Here is an elementary proof but less elegant than the one indicated by @Robert Bryant. $\newcommand{\bR}{\mathbb{R}}$ $\DeclareMathOperator{\Mat}{Mat}$ $\DeclareMathOperator{\SO}{SO}$
Denote by $\Mat_n(\bR)$ the vector space of $n\times n$ matrices with real entries. Then $\SO(n)\subset \Mat_n(\bR)$ and I assume that you are asking what is the dimension of the smallest vector subspace of $\Mat_n(\bR)$ that contains $\SO(n)$. Denote by $V_n$ this subspace. We want to show that $V_n=\Mat_n(\bR)$ if $n\geq 3$.
For $i<j<k$ let $\Mat_n^{i,j,k}(\bR)$ be the subspace of $\Mat_n(\bR)$ consisting of matrices $A$ such that $$a_{pq}=0,\;\;\forall p,q\not\in\{i,j, k\}. $$
Note that the span of the union of the subspaces $\Mat_n^{i,j, k}(\bR)$ is $\Mat_n(\bR)$.
We claim that $\Mat_n^{i,j, k}(\bR)\subset V_n$. For simplicity we assume $i=1, j=2, k=3$. $\newcommand{\be}{\boldsymbol{e}}$
For $R\in \SO(3)$ let $A_R\in\SO(n)$ be the orthogonal transformation defined by $\newcommand{\bone}{\boldsymbol{1}}$ $A_R=R\oplus\bone$
Then $A(R,S):=A_R-A_S\in \Mat^{1,2,3}_n(\bR)$, $\forall R,S\in\SO(3)$.

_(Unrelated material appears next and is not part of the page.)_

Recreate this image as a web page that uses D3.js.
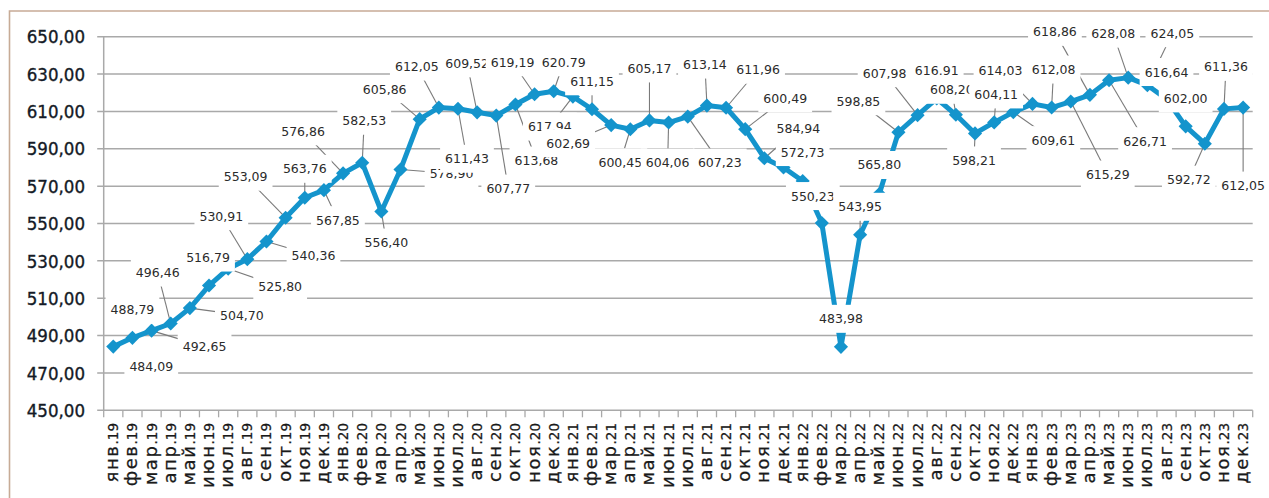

For any skew-symmetric $3\times 3$ matrix $X$ we have $$ A(e^{tX},1)\in \Mat_n^{1,2,3}. $$ Thus
$$ Xe^{tX}\oplus 0=\frac{d}{dt} A(e^{tx},1)\in\Mat^{1,2,3}_n.$$ We deduce that
$$X\oplus 0=\frac{d}{dt}\Big\vert_{t=0}A(e^{tX},1)\in\Mat_n^{1,2,3}.$$
Thus $V_n$ contain all the skew-symmetric matrices in $\Mat^{1,2,3}_n$. Similarly
$$ X^2\oplus 0=\frac{d^2}{dt^2}\Big\vert_{t=0}A(e^{tX},1)\in\Mat_n^{1,2,3}. $$ Thus $X^2\oplus0\in\Mat_n^{1,2,3}\cap V_n$for any skew-symmetric $3\times 3$ matrix $X$. $\newcommand{\bu}{\boldsymbol{u}}$
For any orthornormal basis $\bu_1,\bu_2,\bu_3$ of $\bR^3$ there exists a skew-symmetric $3\times 3$ matrix $X=X_{\bu_1,\bu_2}$ such that
$$X^2\bu_1=-\bu_1,\;\;X^2\bu_2=-\bu_2,\;\;X^2\bu_3=0. $$
Now consider the matrix
$$Y_{\bu_1}=-\frac{1}{2}\Big( X_{\bu_1,\bu_2}-X_{\bu_2,\bu_3}+X_{\bu_1,\bu_3}\Big). $$
Note that
$$ Y_{\bu_1}\bu_1=\bu_1,\;\;Y_{\bu_1}\bu_2=Y_{\bu_1}\bu_3=0. $$
Define $Y_{\bu_2}$ and $Y_{\bu_3}$ in a similar fashion. For any $t_1,t_2,t_3\in\bR$ we have
$$(t_1Y_{\bu_1}+t_2Y_{\bu_2}+t_3Y_{\bu_3})\bu_i=t_i\bu_i. $$
Since any symmetric operator on $\bR^3$ is diagonalizable in some orthonormal basis we deduce that $V_n$ contains all the symmetric matrices in $\Mat_n^{1,2,3}$. Thus $\Mat^{1,2,3}_n\subset V_n$.